>> START DATA EXTRACT

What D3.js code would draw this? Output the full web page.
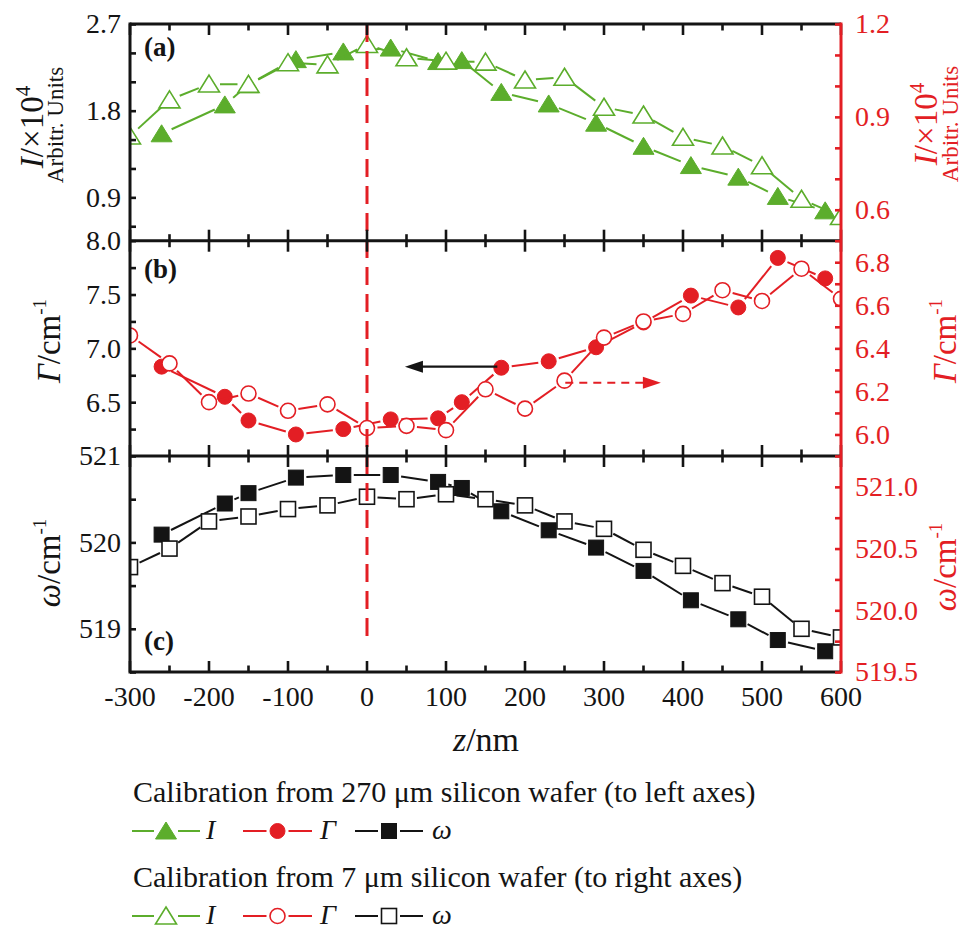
<!DOCTYPE html>
<html>
<head>
<meta charset="utf-8">
<script src="https://cdn.jsdelivr.net/npm/d3@7"></script>
<style>
  body { margin: 0; background: #fff; }
  svg { font-family: "Liberation Serif", "Times New Roman", serif; }
</style>
</head>
<body>
<svg id="chart" width="965" height="931"></svg>
<script>
// data
const zFilled = [-260, -180, -150, -90, -30, 30, 90, 120, 170, 230, 290, 350, 410, 470, 520, 580];
const zOpen = [-300, -250, -200, -150, -100, -50, 0, 50, 100, 150, 200, 250, 300, 350, 400, 450, 500, 550, 600];

const intensity270 = [1.56, 1.86, 2.07, 2.33, 2.41, 2.45, 2.31, 2.32, 1.99, 1.87, 1.67, 1.43, 1.23, 1.11, 0.91, 0.76];
const intensity7 = [0.838, 0.955, 1.006, 1.005, 1.075, 1.068, 1.134, 1.091, 1.08, 1.077, 1.019, 1.028, 0.931, 0.906, 0.834, 0.806, 0.742, 0.634, 0.578];

const gamma270 = [6.83, 6.55, 6.33, 6.20, 6.25, 6.34, 6.35, 6.50, 6.82, 6.88, 7.01, 7.24, 7.49, 7.38, 7.84, 7.65];
const gamma7 = [6.46, 6.33, 6.15, 6.19, 6.11, 6.14, 6.03, 6.04, 6.02, 6.21, 6.12, 6.25, 6.45, 6.525, 6.56, 6.67, 6.62, 6.77, 6.63];

const omega270 = [520.09, 520.45, 520.57, 520.75, 520.78, 520.78, 520.70, 520.63, 520.36, 520.14, 519.94, 519.67, 519.33, 519.11, 518.87, 518.74];
const omega7 = [520.35, 520.50, 520.72, 520.76, 520.82, 520.85, 520.92, 520.90, 520.94, 520.90, 520.85, 520.72, 520.66, 520.49, 520.36, 520.22, 520.11, 519.85, 519.78];

// ticks
const zTicks = [-300, -250, -200, -150, -100, -50, 0, 50, 100, 150, 200, 250, 300, 350, 400, 450, 500, 550, 600];
const zLabels = [-300, -200, -100, 0, 100, 200, 300, 400, 500, 600];
const aLeftTicks = [0.6, 0.9, 1.2, 1.5, 1.8, 2.1, 2.4, 2.7];
const aLeftLabels = [0.9, 1.8, 2.7];
const aRightTicks = [0.5, 0.6, 0.7, 0.8, 0.9, 1.0, 1.1, 1.2];
const aRightLabels = [0.6, 0.9, 1.2];
const bLeftTicks = [6.25, 6.5, 6.75, 7.0, 7.25, 7.5, 7.75, 8.0];
const bLeftLabels = [6.5, 7.0, 7.5, 8.0];
const bRightTicks = [6.0, 6.1, 6.2, 6.3, 6.4, 6.5, 6.6, 6.7, 6.8];
const bRightLabels = [6.0, 6.2, 6.4, 6.6, 6.8];
const cLeftTicks = [518.5, 519, 519.5, 520, 520.5, 521];
const cLeftLabels = [519, 520, 521];
const cRightTicks = [519.5, 519.75, 520, 520.25, 520.5, 520.75, 521, 521.25];
const cRightLabels = [519.5, 520, 520.5, 521];

// arrows in panel (b): z from -> to, at a Γ level
const arrowLeftZ = [165, 48];
const arrowLeftGamma = 6.83;   // left axis
const arrowRightZ = [251, 372];
const arrowRightGamma = 6.24;  // right axis

const green = '#5cad2c';
const red = '#e31e24';
const black = '#141414';

const svg = d3.select('#chart');
const plotLeft = 130, plotRight = 841;
const panelTop = [24, 240.7, 456];
const panelBottom = [240.7, 456, 672];

const x = d3.scaleLinear().domain([-300, 600]).range([plotLeft, plotRight]);

const yA = d3.scaleLinear().domain([0.45, 2.7]).range([panelBottom[0], panelTop[0]]);
const yAr = d3.scaleLinear().domain([0.5, 1.2]).range([panelBottom[0], panelTop[0]]);
const yB = d3.scaleLinear().domain([6.0, 8.0]).range([panelBottom[1], panelTop[1]]);
const yBr = d3.scaleLinear().domain([5.9, 6.9]).range([panelBottom[1], panelTop[1]]);
const yC = d3.scaleLinear().domain([518.5, 521]).range([panelBottom[2], panelTop[2]]);
const yCr = d3.scaleLinear().domain([519.5, 521.25]).range([panelBottom[2], panelTop[2]]);

// clip per panel
const defs = svg.append('defs');
panelTop.forEach((t, i) => {
  defs.append('clipPath').attr('id', 'clip' + i)
    .append('rect')
    .attr('x', plotLeft).attr('y', t)
    .attr('width', plotRight - plotLeft).attr('height', panelBottom[i] - t);
});

// marker shapes
const shapes = {
  tri: (g) => g.append('path').attr('d', 'M0,-9 L10.5,8 L-10.5,8 Z'),
  circle: (g) => g.append('circle').attr('r', 7.5),
  square: (g) => g.append('rect').attr('x', -7.5).attr('y', -7.5).attr('width', 15).attr('height', 15),
};

function drawSeries(panel, zs, vs, yScale, shape, color, filled) {
  const g = svg.append('g').attr('clip-path', `url(#clip${panel})`);
  const pts = zs.map((z, i) => [x(z), yScale(vs[i])]);
  const gap = shape === 'tri' ? 11 : 10.5;
  // segments broken around markers
  for (let i = 0; i < pts.length - 1; i++) {
    const [x0, y0] = pts[i], [x1, y1] = pts[i + 1];
    const len = Math.hypot(x1 - x0, y1 - y0);
    if (len <= 2 * gap) continue;
    const ux = (x1 - x0) / len, uy = (y1 - y0) / len;
    g.append('line')
      .attr('x1', x0 + ux * gap).attr('y1', y0 + uy * gap)
      .attr('x2', x1 - ux * gap).attr('y2', y1 - uy * gap)
      .attr('stroke', color).attr('stroke-width', 2);
  }
  pts.forEach(([px, py]) => {
    const m = g.append('g').attr('transform', `translate(${px},${py})`);
    shapes[shape](m)
      .attr('fill', filled ? color : '#fff')
      .attr('stroke', color)
      .attr('stroke-width', filled ? 1 : 1.6);
  });
}

// x tick helper
function xTicks(y, dir) {
  // dir: -1 up, 1 down, 0 both
  const major = (z) => zLabels.includes(z);
  zTicks.forEach((z) => {
    const len = major(z) ? 11 : 6.5;
    const y0 = dir === 1 ? y : y - len;
    const y1 = dir === -1 ? y : y + len;
    svg.append('line')
      .attr('x1', x(z)).attr('x2', x(z))
      .attr('y1', y0).attr('y2', y1)
      .attr('stroke', black).attr('stroke-width', 2.6);
  });
}

// data
drawSeries(0, zFilled, intensity270, yA, 'tri', green, true);
drawSeries(0, zOpen, intensity7, yAr, 'tri', green, false);
drawSeries(1, zFilled, gamma270, yB, 'circle', red, true);
drawSeries(1, zOpen, gamma7, yBr, 'circle', red, false);
drawSeries(2, zFilled, omega270, yC, 'square', black, true);
drawSeries(2, zOpen, omega7, yCr, 'square', black, false);

// dashed line at z = 0
svg.append('line')
  .attr('x1', x(0)).attr('x2', x(0))
  .attr('y1', panelTop[0]).attr('y2', 641)
  .attr('stroke', red).attr('stroke-width', 3)
  .attr('stroke-dasharray', '18 9');

// arrows in (b)
{
  const ya = yB(arrowLeftGamma);
  const xs = x(arrowLeftZ[0]), xe = x(arrowLeftZ[1]);
  svg.append('line').attr('x1', xs).attr('x2', xe + 14).attr('y1', ya).attr('y2', ya)
    .attr('stroke', black).attr('stroke-width', 2.2);
  svg.append('path').attr('d', `M${xe},${ya} L${xe + 18},${ya - 6} L${xe + 18},${ya + 6} Z`)
    .attr('fill', black);

  const yr = yBr(arrowRightGamma);
  const rs = x(arrowRightZ[0]), re = x(arrowRightZ[1]);
  svg.append('line').attr('x1', rs).attr('x2', re - 16).attr('y1', yr).attr('y2', yr)
    .attr('stroke', red).attr('stroke-width', 2).attr('stroke-dasharray', '8 6');
  svg.append('path').attr('d', `M${re},${yr} L${re - 18},${yr - 6} L${re - 18},${yr + 6} Z`)
    .attr('fill', red);
}

// frame lines
svg.append('line').attr('x1', plotLeft).attr('x2', plotRight).attr('y1', panelTop[0]).attr('y2', panelTop[0])
  .attr('stroke', black).attr('stroke-width', 3);
[panelTop[1], panelTop[2], panelBottom[2]].forEach((yy) => {
  svg.append('line').attr('x1', plotLeft).attr('x2', plotRight).attr('y1', yy).attr('y2', yy)
    .attr('stroke', black).attr('stroke-width', 3);
});
xTicks(panelTop[0], 1);
xTicks(panelTop[1], 0);
xTicks(panelTop[2], 0);
xTicks(panelBottom[2], -1);

svg.append('line').attr('x1', plotLeft).attr('x2', plotLeft)
  .attr('y1', panelTop[0] - 1.5).attr('y2', panelBottom[2] + 1.5)
  .attr('stroke', black).attr('stroke-width', 3);
svg.append('line').attr('x1', plotRight).attr('x2', plotRight)
  .attr('y1', panelTop[0] - 1.5).attr('y2', panelBottom[2] + 1.5)
  .attr('stroke', red).attr('stroke-width', 3);

// x tick labels
svg.append('g').selectAll('text').data(zLabels).join('text')
  .attr('x', (d) => x(d)).attr('y', 706)
  .attr('text-anchor', 'middle')
  .attr('font-size', 28).attr('fill', black)
  .text((d) => d);

// y axes
function yAxis(scale, ticks, labels, fmt, side) {
  const color = side === 'left' ? black : red;
  const axis = (side === 'left' ? d3.axisLeft(scale) : d3.axisRight(scale))
    .tickValues(ticks)
    .tickSize(-6)
    .tickSizeOuter(0)
    .tickPadding(side === 'left' ? 9 : 14)
    .tickFormat((d) => (labels.includes(d) ? d3.format(fmt)(d) : ''));
  const g = svg.append('g')
    .attr('transform', `translate(${side === 'left' ? plotLeft : plotRight},0)`)
    .call(axis);
  g.select('.domain').remove();
  g.selectAll('.tick line').attr('stroke', color).attr('stroke-width', 2.6);
  g.selectAll('.tick text')
    .attr('fill', color)
    .attr('font-size', 28)
    .attr('font-family', '"Liberation Serif", "Times New Roman", serif');
}
yAxis(yA, aLeftTicks, aLeftLabels, '.1f', 'left');
yAxis(yAr, aRightTicks, aRightLabels, '.1f', 'right');
yAxis(yB, bLeftTicks, bLeftLabels, '.1f', 'left');
yAxis(yBr, bRightTicks, bRightLabels, '.1f', 'right');
yAxis(yC, cLeftTicks, cLeftLabels, 'd', 'left');
yAxis(yCr, cRightTicks, cRightLabels, '.1f', 'right');

// panel letters
[['(a)', 56], ['(b)', 278], ['(c)', 650]].forEach(([t, yy]) => {
  svg.append('text').attr('x', 144).attr('y', yy)
    .attr('font-size', 27).attr('font-weight', 'bold').attr('fill', black).text(t);
});

// axis titles
function rotTitle(xb, yc, color, build) {
  const t = svg.append('text')
    .attr('transform', `translate(${xb},${yc}) rotate(-90)`)
    .attr('text-anchor', 'middle')
    .attr('fill', color);
  build(t);
  return t;
}
function intensityTitle(t) {
  t.attr('font-size', 33);
  t.append('tspan').attr('font-style', 'italic').text('I');
  t.append('tspan').text('/×10');
  t.append('tspan').attr('dy', -13).attr('font-size', 21).text('4');
}
function perCm(symbol) {
  return (t) => {
    t.attr('font-size', 33);
    t.append('tspan').attr('font-style', 'italic').text(symbol);
    t.append('tspan').text('/cm');
    t.append('tspan').attr('dy', -14).attr('font-size', 19).text('-1');
  };
}
rotTitle(43, 127, black, intensityTitle);
rotTitle(63, 125, black, (t) => t.attr('font-size', 23).text('Arbitr. Units'));
rotTitle(937, 124, red, intensityTitle);
rotTitle(958, 124, red, (t) => t.attr('font-size', 23).text('Arbitr. Units'));
rotTitle(60, 341, black, perCm('Γ'));
rotTitle(956, 341, red, perCm('Γ'));
rotTitle(60, 563, black, perCm('ω'));
rotTitle(956, 567, red, perCm('ω'));

const zTitle = svg.append('text').attr('x', 486).attr('y', 751)
  .attr('text-anchor', 'middle').attr('font-size', 34).attr('fill', black);
zTitle.append('tspan').attr('font-style', 'italic').text('z');
zTitle.append('tspan').text('/nm');

// legend
const legendRows = [
  { title: 'Calibration from 270 μm silicon wafer (to left axes)', y: 802, filled: true },
  { title: 'Calibration from 7 μm silicon wafer (to right axes)', y: 887, filled: false },
];
const legendItems = [
  { shape: 'tri', color: green, x0: 132, x1: 200, label: 'I', lx: 206 },
  { shape: 'circle', color: red, x0: 243, x1: 312, label: 'Γ', lx: 320 },
  { shape: 'square', color: black, x0: 355, x1: 423, label: 'ω', lx: 432 },
];
legendRows.forEach((row) => {
  svg.append('text').attr('x', 133).attr('y', row.y)
    .attr('font-size', 30).attr('fill', black).text(row.title);
  const ym = row.y + 29;
  legendItems.forEach((it) => {
    const xm = (it.x0 + it.x1) / 2;
    const gap = it.shape === 'tri' ? 12 : 11;
    svg.append('line').attr('x1', it.x0).attr('x2', xm - gap).attr('y1', ym).attr('y2', ym)
      .attr('stroke', it.color).attr('stroke-width', 2);
    svg.append('line').attr('x1', xm + gap).attr('x2', it.x1).attr('y1', ym).attr('y2', ym)
      .attr('stroke', it.color).attr('stroke-width', 2);
    const m = svg.append('g').attr('transform', `translate(${xm},${ym})`);
    shapes[it.shape](m)
      .attr('fill', row.filled ? it.color : '#fff')
      .attr('stroke', it.color)
      .attr('stroke-width', row.filled ? 1 : 1.6);
    svg.append('text').attr('x', it.lx).attr('y', ym + 8)
      .attr('font-size', 28).attr('font-style', 'italic').attr('fill', black).text(it.label);
  });
});
</script>
</body>
</html>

>> END DATA EXTRACT

→ **THE REQUEST**
Only lines belong in the copy: transcribe those from the start of the data through the line that contains "0.742, 0.634, 0.578];", and skip the pictures.

→ **CORRECT RESULT**
What D3.js code would draw this? Output the full web page.
<!DOCTYPE html>
<html>
<head>
<meta charset="utf-8">
<script src="https://cdn.jsdelivr.net/npm/d3@7"></script>
<style>
  body { margin: 0; background: #fff; }
  svg { font-family: "Liberation Serif", "Times New Roman", serif; }
</style>
</head>
<body>
<svg id="chart" width="965" height="931"></svg>
<script>
// data
const zFilled = [-260, -180, -150, -90, -30, 30, 90, 120, 170, 230, 290, 350, 410, 470, 520, 580];
const zOpen = [-300, -250, -200, -150, -100, -50, 0, 50, 100, 150, 200, 250, 300, 350, 400, 450, 500, 550, 600];

const intensity270 = [1.56, 1.86, 2.07, 2.33, 2.41, 2.45, 2.31, 2.32, 1.99, 1.87, 1.67, 1.43, 1.23, 1.11, 0.91, 0.76];
const intensity7 = [0.838, 0.955, 1.006, 1.005, 1.075, 1.068, 1.134, 1.091, 1.08, 1.077, 1.019, 1.028, 0.931, 0.906, 0.834, 0.806, 0.742, 0.634, 0.578];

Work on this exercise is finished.